I hope the Minister will tell parents that the Government will not damage the maintained sector through their policy developments and that they will not try and move salaries down in it, thus endangering the long-term sustainability of the sector, which provides some of our best nurseries in some of the most deprived areas.
We are going forward to parents with an offer whose details we do not yet know. I accept that—I have to. We do not really know about the funding either, which I also accept. It could be £350 million or it could be £1.5 billion. I am not really bothered about that in a sense; what I would like is to see the offer being worked out comprehensively and the funding for the offer, which is the common-sense way of dealing with it.
I welcome the consultation, which is absolutely right. The consultation mentions providers, but little has been said about staff. The professional organisations, such as the trade unions, will need to be included in the consultation.

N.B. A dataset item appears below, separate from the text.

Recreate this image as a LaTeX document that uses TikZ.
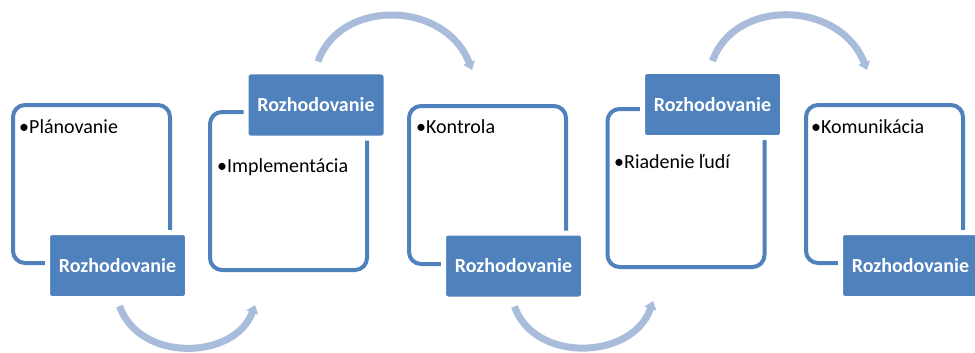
\documentclass[tikz,border=0pt]{standalone}
\usepackage{fontspec}
\setmainfont{Carlito}
\usetikzlibrary{arrows.meta,shadows}
\definecolor{accent}{HTML}{4F81BD}
\definecolor{flow}{HTML}{A9BCDB}
\begin{document}
\begin{tikzpicture}[x=1pt,y=-1pt,
  stagebox/.style={draw=accent, line width=4pt, fill=white, rounded corners=12pt,
    minimum width=157pt, minimum height=158pt, inner sep=0pt},
  decision/.style={fill=accent, draw=white, line width=5pt, rounded corners=4pt,
    minimum width=140pt, minimum height=66pt, inner sep=0pt, text=white,
    font=\fontsize{20}{24}\selectfont\bfseries,
    drop shadow={shadow xshift=1.5pt, shadow yshift=-1.5pt, opacity=0.2, fill=black!60}},
  item/.style={anchor=base west, inner sep=0pt, font=\fontsize{20}{24}\selectfont},
  flowarc/.style={draw=flow, line width=7pt, -{Triangle[length=8pt,width=12pt]}}
]
% page
\fill[white] (0,0) rectangle (975,353);
\useasboundingbox (0,0) rectangle (975,353);

% stage boxes
\node[stagebox] (b1) at (91.5,184) {};
\node[stagebox] (b2) at (288.5,191) {};
\node[stagebox] (b3) at (487.5,185) {};
\node[stagebox] (b4) at (686,188) {};
\node[stagebox] (b5) at (884.5,184) {};

% stage texts
\node[item] (t1) at (19,133) {•Plánovanie};
\node[item] (t2) at (217,172) {•Implementácia};
\node[item] (t3) at (416,133) {•Kontrola};
\node[item] (t4) at (614,168) {•Riadenie ľudí};
\node[item] (t5) at (811,133) {•Komunikácia};

% decision labels
\node[decision] (d1) at (117.5,265.5) {Rozhodovanie};
\node[decision] (d2) at (316,105) {Rozhodovanie};
\node[decision] (d3) at (513.5,266) {Rozhodovanie};
\node[decision] (d4) at (712.5,104.5) {Rozhodovanie};
\node[decision] (d5) at (910.5,265.5) {Rozhodovanie};

% arc ends
\coordinate (e1) at (255,305);
\coordinate (e2) at (472,70);
\coordinate (e3) at (653,301);
\coordinate (e4) at (867,70);

% flow arcs
\draw[flowarc] ([xshift=2pt,yshift=-5pt]d1.south) .. controls +(20,57) and (235,360) .. (e1);
\draw[flowarc] ([xshift=2pt,yshift=8pt]d2.north) .. controls +(22,-63) and (445,0) .. (e2);
\draw[flowarc] ([xshift=1pt,yshift=-5pt]d3.south) .. controls +(20,57) and (633,360) .. (e3);
\draw[flowarc] ([xshift=0pt,yshift=8pt]d4.north) .. controls +(22,-63) and (840,0) .. (e4);
\end{tikzpicture}
\end{document}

I hope we will be able to do that, because it is the people on the ground who always have so much to offer and who know how it is. I hope the Minister will talk to the TUC and the CBI. They can help and have much to offer, and the Government need their experience in this consultation. They know, through their wide experience in all industries and sectors, how to get long-term sustainability. They could help with this sector, as well as with fair wages, with how to attract staff and with how to build sustainabilities. We should engage the TUC and the CBI in the discussions. I am confident they will want to help.
The Government should also engage the CBI and employers, probably even more than the TUC, as they are providers, which we tend to forget. A big change is taking place with employers and employees as to what parenting is about and how child development can fit in with being an employee and a parent. We are missing that, which maybe goes back to some of the contributions this afternoon asking whether it was all going to be about massive, monolithic state provision. I do not think it can be, and employers have a very important role to play and something to say. More and more employees and employers want to work this out together, and employers recognise the importance of highly skilled, highly trained and highly intelligent staff who say, “Actually, I want to spend some time looking after my children”. When I was young, I would have been told to go and jump in a lake if I had said that, but that is not so any more: employers are now much more receptive to this and much more prepared to work with employees on how to develop children. The Government should talk to the CBI and employers about this issue.
The Government have made this offer. It is the right offer and they need to fulfil it through this comprehensive debate that we are going to have. I welcome that and will be looking for the outcomes that will take everybody forward, particularly nursery nurses, who often get forgotten or not talked about properly, work for appalling wages and need some help. I am not saying the help will come overnight or that overnight they will go from £8 to £16 an hour, but we should have a long-term sustainable plan for raising the kind of salaries we can
pay these people so that at least we can hold our heads high in some kind of respectable way, given that we have taken their contribution to our economy. I will be looking for outcomes that take staff forward, for sustainability and of course, most of all, for adequate funding.